Stated task: The lines from the beginning of the records below through the one holding "from matplotlib.lines import Line2D" are to be copied exactly; leave the pictures out.

## Begin Given records

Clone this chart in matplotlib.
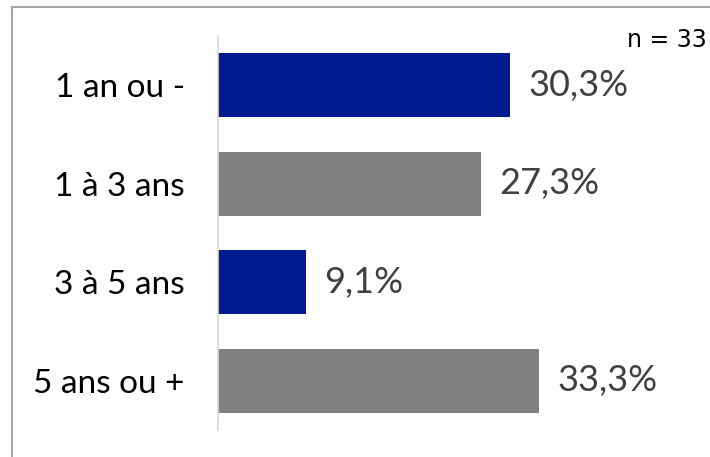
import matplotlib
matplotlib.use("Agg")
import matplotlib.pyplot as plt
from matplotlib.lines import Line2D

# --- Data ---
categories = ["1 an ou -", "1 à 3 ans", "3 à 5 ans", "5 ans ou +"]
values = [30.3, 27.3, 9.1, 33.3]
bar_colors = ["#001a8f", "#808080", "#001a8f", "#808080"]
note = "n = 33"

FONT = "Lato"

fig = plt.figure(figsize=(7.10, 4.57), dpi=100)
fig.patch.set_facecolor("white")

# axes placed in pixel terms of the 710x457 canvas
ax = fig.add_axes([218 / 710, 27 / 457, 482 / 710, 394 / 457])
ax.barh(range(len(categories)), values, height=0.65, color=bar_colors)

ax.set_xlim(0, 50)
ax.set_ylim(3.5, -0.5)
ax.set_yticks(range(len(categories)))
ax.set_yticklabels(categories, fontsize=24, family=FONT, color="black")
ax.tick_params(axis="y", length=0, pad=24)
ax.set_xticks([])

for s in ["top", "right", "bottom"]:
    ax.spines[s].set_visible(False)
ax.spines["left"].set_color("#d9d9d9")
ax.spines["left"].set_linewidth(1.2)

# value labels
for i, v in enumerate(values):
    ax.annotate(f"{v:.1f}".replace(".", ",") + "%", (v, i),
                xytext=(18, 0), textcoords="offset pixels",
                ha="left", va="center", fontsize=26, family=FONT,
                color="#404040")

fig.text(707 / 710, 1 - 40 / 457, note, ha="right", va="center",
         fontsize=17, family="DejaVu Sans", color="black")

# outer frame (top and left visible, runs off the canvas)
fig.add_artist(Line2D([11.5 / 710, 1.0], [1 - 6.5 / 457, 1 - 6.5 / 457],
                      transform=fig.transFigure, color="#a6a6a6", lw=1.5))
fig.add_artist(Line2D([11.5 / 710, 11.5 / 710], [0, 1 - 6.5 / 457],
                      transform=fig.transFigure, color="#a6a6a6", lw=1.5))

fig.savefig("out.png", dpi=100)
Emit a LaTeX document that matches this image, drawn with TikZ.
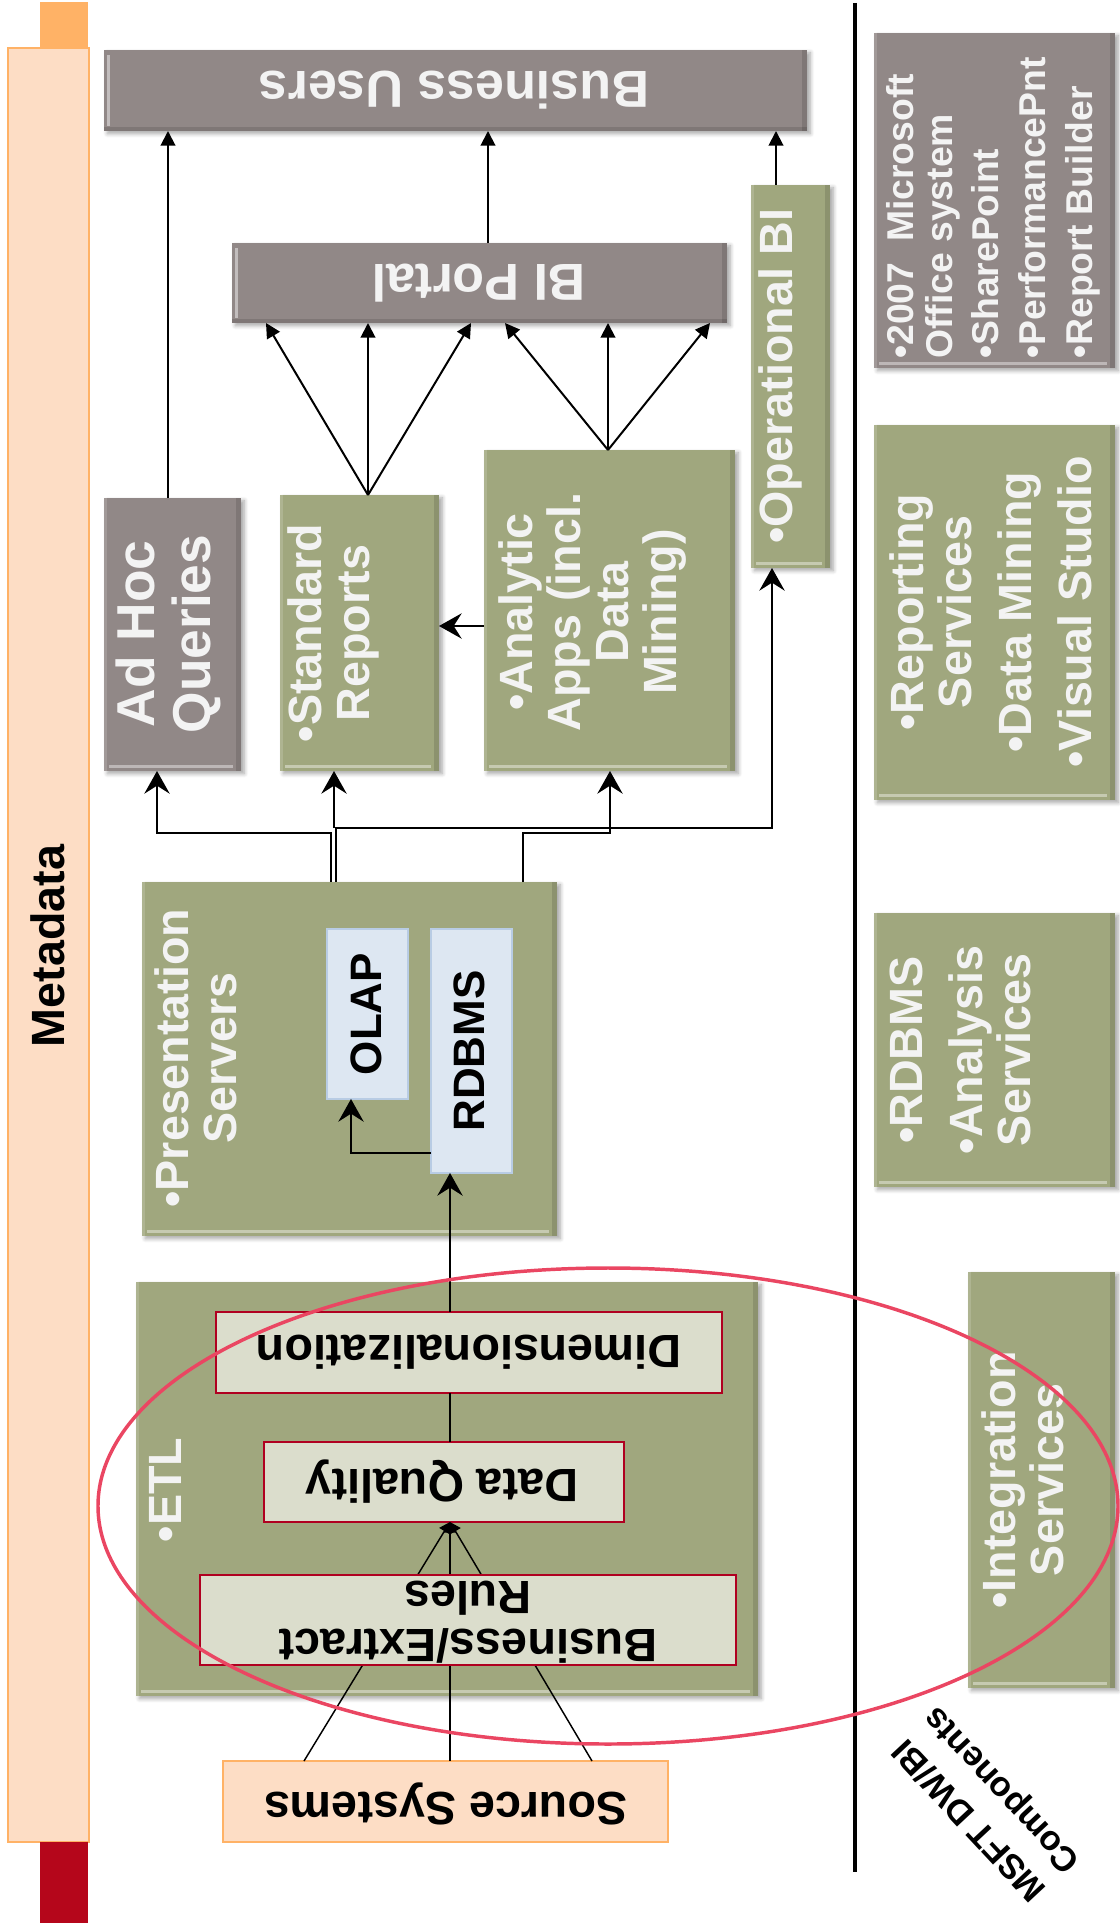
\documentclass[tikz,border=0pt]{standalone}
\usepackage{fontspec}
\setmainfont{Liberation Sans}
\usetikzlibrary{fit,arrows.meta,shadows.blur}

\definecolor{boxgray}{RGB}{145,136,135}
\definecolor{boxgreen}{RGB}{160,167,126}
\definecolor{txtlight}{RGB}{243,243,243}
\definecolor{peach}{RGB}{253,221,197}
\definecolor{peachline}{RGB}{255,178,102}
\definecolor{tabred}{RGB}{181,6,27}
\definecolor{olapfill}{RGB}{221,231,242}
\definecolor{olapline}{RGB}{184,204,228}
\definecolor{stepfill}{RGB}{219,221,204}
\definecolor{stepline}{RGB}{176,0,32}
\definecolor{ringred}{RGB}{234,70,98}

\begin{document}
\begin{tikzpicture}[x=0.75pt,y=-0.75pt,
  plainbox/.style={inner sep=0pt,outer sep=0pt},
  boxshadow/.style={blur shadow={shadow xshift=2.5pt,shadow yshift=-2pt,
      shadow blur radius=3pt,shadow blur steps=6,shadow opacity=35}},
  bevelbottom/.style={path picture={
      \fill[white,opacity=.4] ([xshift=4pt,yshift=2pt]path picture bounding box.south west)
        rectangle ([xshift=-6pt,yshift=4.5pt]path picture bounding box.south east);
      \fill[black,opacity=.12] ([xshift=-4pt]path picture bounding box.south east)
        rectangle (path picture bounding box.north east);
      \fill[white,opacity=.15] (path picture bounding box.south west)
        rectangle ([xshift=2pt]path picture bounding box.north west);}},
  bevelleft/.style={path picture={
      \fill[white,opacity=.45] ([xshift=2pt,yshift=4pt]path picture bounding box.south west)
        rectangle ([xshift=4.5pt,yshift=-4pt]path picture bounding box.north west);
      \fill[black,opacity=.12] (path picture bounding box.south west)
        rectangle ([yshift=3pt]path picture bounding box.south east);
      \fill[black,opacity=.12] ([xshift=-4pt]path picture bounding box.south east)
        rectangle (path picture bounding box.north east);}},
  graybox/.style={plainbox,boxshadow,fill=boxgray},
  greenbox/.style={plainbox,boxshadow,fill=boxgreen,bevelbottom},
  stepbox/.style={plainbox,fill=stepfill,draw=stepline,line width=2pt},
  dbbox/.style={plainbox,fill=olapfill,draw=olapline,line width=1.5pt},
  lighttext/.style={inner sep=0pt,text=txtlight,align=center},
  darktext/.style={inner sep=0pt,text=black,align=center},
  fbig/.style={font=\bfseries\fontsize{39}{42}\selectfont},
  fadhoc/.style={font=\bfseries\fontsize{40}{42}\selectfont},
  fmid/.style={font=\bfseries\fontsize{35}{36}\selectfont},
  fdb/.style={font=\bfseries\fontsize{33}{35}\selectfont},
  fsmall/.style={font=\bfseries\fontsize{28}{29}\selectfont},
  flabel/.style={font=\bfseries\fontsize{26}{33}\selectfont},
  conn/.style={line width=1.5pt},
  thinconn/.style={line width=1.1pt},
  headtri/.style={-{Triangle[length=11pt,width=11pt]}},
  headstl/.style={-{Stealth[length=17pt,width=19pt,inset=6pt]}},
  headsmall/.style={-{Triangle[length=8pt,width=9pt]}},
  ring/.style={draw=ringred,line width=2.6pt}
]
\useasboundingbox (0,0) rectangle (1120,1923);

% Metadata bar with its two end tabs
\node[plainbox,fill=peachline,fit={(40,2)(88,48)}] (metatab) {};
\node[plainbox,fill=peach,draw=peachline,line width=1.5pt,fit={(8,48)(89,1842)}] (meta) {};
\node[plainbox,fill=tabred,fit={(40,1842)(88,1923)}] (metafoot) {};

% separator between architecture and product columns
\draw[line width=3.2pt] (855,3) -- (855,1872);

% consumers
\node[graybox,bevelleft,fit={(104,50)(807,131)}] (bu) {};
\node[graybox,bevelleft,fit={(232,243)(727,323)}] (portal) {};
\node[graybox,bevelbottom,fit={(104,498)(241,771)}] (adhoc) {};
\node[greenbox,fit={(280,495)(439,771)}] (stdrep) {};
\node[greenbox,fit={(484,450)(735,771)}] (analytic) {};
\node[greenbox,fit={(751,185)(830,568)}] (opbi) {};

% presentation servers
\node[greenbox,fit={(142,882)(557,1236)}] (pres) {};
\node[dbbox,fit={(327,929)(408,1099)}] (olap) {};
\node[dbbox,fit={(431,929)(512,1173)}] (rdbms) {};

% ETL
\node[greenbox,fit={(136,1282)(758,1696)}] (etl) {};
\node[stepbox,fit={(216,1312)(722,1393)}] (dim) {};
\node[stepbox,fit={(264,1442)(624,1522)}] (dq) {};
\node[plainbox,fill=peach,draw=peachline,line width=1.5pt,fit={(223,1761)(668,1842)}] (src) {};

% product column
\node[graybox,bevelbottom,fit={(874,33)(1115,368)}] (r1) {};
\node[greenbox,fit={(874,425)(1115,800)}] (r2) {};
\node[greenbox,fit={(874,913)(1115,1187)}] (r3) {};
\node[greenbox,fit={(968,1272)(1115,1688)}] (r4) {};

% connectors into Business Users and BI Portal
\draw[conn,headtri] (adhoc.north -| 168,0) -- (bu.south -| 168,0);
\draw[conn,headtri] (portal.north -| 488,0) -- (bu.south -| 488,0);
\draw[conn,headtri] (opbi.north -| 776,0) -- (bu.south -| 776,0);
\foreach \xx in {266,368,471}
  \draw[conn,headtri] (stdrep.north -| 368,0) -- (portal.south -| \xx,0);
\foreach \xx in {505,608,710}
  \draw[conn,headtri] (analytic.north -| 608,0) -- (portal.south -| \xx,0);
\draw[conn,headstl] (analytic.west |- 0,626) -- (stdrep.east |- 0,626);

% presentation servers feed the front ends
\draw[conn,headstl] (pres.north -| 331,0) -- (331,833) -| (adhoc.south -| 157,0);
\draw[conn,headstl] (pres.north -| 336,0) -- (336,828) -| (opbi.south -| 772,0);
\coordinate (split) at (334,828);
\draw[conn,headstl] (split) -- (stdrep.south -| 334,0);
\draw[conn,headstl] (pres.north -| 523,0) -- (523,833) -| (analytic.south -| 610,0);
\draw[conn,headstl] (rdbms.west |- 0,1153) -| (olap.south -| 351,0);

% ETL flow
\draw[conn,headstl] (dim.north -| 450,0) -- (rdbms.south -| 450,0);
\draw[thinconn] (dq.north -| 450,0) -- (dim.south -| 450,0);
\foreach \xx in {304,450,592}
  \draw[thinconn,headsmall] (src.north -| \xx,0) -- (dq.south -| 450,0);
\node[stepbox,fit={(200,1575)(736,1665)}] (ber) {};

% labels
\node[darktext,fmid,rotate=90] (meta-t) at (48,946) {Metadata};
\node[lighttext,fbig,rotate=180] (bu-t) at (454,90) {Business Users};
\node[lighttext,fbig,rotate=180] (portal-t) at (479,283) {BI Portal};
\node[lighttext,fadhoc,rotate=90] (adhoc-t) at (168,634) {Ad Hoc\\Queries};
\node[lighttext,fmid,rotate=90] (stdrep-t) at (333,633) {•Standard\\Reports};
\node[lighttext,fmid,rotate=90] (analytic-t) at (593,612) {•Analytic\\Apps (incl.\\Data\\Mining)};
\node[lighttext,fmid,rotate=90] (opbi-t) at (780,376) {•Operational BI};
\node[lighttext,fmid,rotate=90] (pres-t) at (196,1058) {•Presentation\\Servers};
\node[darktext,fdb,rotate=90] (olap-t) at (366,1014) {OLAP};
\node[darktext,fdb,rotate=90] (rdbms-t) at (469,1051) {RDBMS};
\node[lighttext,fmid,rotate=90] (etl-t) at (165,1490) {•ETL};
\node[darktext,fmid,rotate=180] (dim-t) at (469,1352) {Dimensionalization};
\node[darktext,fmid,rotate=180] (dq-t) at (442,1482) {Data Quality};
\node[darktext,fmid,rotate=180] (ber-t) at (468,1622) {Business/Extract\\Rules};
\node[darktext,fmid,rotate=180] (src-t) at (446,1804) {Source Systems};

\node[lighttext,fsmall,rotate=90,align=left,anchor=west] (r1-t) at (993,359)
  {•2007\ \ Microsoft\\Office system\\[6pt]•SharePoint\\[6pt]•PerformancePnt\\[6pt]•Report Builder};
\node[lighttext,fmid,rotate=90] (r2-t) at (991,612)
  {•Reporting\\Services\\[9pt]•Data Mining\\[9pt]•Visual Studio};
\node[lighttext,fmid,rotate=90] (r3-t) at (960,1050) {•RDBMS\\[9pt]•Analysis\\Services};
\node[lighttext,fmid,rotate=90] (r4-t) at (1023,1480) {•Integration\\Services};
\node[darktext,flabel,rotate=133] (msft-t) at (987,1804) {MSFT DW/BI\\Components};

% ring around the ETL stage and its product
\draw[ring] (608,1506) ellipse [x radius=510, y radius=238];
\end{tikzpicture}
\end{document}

## End Given records

Result for this task:
Clone this chart in matplotlib.
import matplotlib
matplotlib.use("Agg")
import matplotlib.pyplot as plt
from matplotlib.lines import Line2D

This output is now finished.